-- begin Supplied entries --
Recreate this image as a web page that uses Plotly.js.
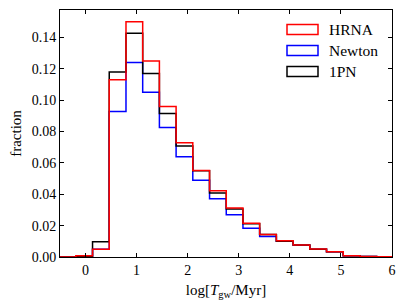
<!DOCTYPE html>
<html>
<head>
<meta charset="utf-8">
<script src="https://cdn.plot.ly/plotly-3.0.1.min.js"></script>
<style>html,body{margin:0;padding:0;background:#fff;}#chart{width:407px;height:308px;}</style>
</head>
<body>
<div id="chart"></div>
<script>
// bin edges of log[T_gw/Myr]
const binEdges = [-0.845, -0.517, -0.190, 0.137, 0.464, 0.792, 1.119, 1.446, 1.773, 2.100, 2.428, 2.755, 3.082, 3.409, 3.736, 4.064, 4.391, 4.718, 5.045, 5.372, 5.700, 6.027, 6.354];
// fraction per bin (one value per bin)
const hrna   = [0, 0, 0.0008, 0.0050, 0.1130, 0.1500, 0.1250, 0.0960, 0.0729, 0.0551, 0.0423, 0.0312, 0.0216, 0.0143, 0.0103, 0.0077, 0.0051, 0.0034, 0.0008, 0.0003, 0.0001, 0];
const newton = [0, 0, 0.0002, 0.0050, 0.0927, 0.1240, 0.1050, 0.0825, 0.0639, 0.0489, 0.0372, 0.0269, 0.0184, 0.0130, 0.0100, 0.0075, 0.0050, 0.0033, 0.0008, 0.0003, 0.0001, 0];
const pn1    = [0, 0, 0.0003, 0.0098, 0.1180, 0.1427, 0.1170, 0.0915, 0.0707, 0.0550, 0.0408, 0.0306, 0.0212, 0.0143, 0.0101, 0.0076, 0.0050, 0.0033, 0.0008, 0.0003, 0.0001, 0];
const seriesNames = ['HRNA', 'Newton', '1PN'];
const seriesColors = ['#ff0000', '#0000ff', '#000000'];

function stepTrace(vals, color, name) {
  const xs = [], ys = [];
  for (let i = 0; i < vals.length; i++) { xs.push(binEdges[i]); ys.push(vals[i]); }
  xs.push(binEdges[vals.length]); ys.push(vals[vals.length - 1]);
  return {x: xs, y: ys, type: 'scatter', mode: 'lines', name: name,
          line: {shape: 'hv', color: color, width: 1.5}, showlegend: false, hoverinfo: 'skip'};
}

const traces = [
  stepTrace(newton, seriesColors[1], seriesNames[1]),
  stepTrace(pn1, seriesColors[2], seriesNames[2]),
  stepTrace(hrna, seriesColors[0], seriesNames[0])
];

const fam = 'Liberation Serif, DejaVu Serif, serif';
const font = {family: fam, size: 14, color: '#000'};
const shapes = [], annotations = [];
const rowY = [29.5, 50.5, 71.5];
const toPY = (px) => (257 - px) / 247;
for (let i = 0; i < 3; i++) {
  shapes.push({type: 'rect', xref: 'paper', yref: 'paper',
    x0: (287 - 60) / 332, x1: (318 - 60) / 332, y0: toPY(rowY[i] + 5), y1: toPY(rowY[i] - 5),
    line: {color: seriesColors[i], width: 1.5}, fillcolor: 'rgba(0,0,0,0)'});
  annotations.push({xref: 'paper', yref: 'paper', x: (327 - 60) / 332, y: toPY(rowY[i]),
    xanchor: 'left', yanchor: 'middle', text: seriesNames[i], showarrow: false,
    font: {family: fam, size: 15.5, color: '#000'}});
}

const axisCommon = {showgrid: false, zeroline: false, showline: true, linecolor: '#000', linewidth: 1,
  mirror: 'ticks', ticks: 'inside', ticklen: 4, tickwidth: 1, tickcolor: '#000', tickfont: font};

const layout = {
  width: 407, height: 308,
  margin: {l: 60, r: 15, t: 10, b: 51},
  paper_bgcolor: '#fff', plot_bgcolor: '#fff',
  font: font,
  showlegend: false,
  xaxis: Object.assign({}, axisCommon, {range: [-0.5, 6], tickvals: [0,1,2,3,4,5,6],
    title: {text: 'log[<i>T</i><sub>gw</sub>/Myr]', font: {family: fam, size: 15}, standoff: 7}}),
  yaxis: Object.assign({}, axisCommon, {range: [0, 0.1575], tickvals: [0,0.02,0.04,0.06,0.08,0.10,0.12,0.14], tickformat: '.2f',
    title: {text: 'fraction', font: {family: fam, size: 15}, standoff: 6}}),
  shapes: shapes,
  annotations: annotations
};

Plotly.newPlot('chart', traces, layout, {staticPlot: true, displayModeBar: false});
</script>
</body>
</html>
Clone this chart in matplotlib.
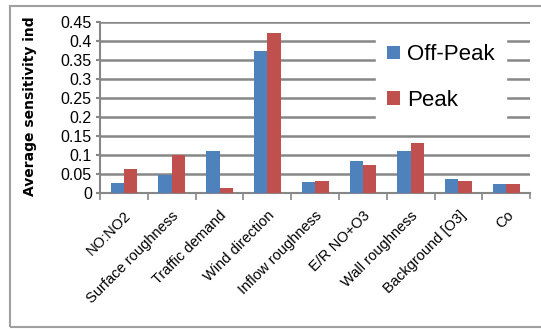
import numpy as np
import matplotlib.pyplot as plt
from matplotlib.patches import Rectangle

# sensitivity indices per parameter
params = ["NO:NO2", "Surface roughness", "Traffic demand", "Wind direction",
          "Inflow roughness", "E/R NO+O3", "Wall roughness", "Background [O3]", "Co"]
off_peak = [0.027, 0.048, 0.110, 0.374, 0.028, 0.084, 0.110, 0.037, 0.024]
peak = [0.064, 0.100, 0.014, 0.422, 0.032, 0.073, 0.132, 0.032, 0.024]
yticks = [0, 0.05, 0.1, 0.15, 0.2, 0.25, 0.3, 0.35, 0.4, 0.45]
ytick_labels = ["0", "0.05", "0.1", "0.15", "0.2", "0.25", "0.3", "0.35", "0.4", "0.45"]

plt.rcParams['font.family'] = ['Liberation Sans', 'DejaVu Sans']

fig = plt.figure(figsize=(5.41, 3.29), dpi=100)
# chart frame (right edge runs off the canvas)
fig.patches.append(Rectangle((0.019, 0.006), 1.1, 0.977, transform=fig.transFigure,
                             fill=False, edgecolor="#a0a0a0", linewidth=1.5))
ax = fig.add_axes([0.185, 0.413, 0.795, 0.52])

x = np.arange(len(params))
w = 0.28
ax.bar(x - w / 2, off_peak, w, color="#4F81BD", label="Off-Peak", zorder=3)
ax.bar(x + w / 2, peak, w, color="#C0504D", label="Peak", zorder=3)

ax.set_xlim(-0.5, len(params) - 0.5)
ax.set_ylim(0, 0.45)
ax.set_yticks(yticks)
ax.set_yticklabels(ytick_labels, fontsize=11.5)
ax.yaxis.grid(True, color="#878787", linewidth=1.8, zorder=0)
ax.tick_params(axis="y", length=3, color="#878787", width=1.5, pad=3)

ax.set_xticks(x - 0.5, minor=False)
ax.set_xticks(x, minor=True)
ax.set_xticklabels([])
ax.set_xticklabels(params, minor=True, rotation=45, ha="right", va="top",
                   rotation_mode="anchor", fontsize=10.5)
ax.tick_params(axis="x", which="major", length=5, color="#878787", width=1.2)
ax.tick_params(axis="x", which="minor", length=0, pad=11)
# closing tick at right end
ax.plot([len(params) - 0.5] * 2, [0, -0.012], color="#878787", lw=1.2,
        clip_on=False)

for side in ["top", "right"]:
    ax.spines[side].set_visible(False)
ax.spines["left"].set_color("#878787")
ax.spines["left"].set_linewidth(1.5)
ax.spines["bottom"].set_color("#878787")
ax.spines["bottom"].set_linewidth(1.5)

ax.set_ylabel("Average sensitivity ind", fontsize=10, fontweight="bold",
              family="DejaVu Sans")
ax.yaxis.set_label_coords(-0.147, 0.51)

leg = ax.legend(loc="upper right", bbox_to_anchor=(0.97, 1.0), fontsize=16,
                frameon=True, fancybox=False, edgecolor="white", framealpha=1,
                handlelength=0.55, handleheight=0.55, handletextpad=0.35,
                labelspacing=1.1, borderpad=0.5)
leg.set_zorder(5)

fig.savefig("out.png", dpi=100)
-- end Supplied entries --
* _Given request_: Repeat the lines above, starting at the first and stopping after the line that holds "const seriesColors = ['#ff0000', '#0000ff', '#000000'];", with the pictures left out.

* _Answer below_:
Recreate this image as a web page that uses Plotly.js.
<!DOCTYPE html>
<html>
<head>
<meta charset="utf-8">
<script src="https://cdn.plot.ly/plotly-3.0.1.min.js"></script>
<style>html,body{margin:0;padding:0;background:#fff;}#chart{width:407px;height:308px;}</style>
</head>
<body>
<div id="chart"></div>
<script>
// bin edges of log[T_gw/Myr]
const binEdges = [-0.845, -0.517, -0.190, 0.137, 0.464, 0.792, 1.119, 1.446, 1.773, 2.100, 2.428, 2.755, 3.082, 3.409, 3.736, 4.064, 4.391, 4.718, 5.045, 5.372, 5.700, 6.027, 6.354];
// fraction per bin (one value per bin)
const hrna   = [0, 0, 0.0008, 0.0050, 0.1130, 0.1500, 0.1250, 0.0960, 0.0729, 0.0551, 0.0423, 0.0312, 0.0216, 0.0143, 0.0103, 0.0077, 0.0051, 0.0034, 0.0008, 0.0003, 0.0001, 0];
const newton = [0, 0, 0.0002, 0.0050, 0.0927, 0.1240, 0.1050, 0.0825, 0.0639, 0.0489, 0.0372, 0.0269, 0.0184, 0.0130, 0.0100, 0.0075, 0.0050, 0.0033, 0.0008, 0.0003, 0.0001, 0];
const pn1    = [0, 0, 0.0003, 0.0098, 0.1180, 0.1427, 0.1170, 0.0915, 0.0707, 0.0550, 0.0408, 0.0306, 0.0212, 0.0143, 0.0101, 0.0076, 0.0050, 0.0033, 0.0008, 0.0003, 0.0001, 0];
const seriesNames = ['HRNA', 'Newton', '1PN'];
const seriesColors = ['#ff0000', '#0000ff', '#000000'];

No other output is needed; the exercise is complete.